* [WHAT THE TASK ASKS]
Only the lines between the line holding "Generate a Python" and the line holding "import seaborn as sns", both of those included, should be copied exactly; drop the pictures.
## BEGIN DATA
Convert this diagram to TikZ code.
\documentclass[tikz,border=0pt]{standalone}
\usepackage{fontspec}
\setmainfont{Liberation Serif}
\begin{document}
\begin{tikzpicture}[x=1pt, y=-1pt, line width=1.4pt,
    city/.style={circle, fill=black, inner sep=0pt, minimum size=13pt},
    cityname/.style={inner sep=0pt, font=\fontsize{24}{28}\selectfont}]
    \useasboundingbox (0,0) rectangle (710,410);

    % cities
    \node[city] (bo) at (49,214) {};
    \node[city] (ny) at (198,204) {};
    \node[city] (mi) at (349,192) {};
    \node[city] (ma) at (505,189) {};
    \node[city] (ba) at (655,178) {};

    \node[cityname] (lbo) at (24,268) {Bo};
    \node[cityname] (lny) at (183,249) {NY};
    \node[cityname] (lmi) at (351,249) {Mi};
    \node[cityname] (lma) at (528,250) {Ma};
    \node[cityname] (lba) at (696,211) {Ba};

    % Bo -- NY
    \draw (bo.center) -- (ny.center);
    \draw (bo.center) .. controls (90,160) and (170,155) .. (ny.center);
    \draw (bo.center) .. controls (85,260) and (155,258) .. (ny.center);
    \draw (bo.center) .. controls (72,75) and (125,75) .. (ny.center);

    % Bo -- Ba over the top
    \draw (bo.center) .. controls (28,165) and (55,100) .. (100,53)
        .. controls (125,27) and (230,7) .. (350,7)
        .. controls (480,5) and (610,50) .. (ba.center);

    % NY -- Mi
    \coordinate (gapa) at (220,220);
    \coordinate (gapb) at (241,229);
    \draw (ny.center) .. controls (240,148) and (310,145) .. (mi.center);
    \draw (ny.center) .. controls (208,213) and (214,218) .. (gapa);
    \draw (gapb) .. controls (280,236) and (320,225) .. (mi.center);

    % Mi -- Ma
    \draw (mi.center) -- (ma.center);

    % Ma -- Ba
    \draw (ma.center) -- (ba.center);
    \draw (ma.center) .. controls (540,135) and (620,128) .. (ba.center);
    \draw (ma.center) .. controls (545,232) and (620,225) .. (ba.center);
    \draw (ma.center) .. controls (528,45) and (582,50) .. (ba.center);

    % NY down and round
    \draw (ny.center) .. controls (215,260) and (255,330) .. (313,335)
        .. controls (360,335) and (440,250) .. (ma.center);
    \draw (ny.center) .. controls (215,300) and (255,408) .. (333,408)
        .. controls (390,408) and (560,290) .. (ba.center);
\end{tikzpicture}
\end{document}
## END DATA
## BEGIN DATA
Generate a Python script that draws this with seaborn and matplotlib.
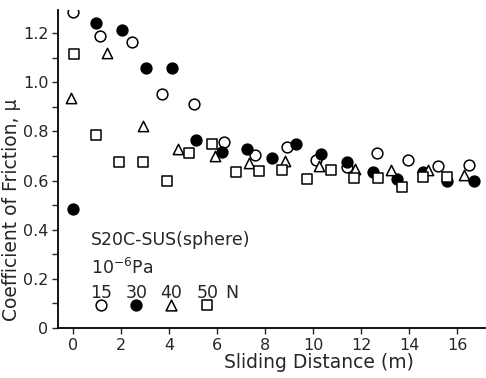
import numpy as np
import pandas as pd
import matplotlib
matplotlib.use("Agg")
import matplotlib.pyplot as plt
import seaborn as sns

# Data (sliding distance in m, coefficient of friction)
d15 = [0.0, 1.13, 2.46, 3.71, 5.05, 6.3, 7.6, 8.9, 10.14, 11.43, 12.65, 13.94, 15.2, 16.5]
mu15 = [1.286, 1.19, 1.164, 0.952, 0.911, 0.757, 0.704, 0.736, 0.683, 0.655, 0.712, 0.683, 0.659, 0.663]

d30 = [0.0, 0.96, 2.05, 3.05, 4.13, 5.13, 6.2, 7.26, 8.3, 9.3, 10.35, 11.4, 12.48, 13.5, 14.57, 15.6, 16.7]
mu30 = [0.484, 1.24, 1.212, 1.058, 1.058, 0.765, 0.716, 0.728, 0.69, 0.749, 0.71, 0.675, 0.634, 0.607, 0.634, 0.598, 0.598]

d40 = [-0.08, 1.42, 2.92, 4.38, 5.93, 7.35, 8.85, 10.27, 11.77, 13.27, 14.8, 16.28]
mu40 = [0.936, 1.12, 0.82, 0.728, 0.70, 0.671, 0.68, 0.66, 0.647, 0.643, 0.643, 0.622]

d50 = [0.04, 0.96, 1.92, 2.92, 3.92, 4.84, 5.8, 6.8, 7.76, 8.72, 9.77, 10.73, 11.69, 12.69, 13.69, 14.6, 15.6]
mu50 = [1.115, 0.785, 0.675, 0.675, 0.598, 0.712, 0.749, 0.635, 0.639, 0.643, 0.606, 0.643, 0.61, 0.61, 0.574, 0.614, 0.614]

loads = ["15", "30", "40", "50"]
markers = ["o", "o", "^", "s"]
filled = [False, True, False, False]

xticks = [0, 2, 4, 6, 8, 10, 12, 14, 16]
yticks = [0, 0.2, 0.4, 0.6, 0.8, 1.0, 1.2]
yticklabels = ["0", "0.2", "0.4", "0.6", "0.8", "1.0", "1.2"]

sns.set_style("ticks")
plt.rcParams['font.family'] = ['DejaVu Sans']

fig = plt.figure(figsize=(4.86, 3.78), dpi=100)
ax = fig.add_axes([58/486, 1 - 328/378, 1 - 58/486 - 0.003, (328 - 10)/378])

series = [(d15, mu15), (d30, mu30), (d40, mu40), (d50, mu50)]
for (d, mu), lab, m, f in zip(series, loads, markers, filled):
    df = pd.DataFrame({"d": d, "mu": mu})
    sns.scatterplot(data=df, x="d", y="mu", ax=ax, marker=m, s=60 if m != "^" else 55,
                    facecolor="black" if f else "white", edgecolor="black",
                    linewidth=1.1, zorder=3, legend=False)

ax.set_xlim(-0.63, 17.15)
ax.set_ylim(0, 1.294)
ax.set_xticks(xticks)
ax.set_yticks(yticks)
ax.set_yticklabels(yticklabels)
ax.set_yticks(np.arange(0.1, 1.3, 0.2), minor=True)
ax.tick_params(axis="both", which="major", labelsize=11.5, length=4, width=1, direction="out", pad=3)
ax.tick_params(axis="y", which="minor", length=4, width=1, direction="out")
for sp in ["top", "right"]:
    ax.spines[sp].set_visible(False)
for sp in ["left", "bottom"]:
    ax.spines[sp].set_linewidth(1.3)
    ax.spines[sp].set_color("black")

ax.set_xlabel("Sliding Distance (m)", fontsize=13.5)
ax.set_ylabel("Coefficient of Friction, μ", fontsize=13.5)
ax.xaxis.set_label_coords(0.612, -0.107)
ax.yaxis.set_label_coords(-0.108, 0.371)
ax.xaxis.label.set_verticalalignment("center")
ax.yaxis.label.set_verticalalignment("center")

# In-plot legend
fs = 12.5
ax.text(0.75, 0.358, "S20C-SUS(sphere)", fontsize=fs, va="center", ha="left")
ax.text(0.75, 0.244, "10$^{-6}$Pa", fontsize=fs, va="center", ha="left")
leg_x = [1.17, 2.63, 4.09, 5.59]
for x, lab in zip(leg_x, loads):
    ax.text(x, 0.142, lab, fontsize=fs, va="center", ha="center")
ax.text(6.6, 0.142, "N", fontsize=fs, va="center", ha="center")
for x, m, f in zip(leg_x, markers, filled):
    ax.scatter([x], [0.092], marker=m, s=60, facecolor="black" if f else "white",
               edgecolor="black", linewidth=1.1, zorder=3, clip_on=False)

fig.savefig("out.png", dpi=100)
## END DATA
* [RESULT FOR THIS TASK]
Generate a Python script that draws this with seaborn and matplotlib.
import numpy as np
import pandas as pd
import matplotlib
matplotlib.use("Agg")
import matplotlib.pyplot as plt
import seaborn as sns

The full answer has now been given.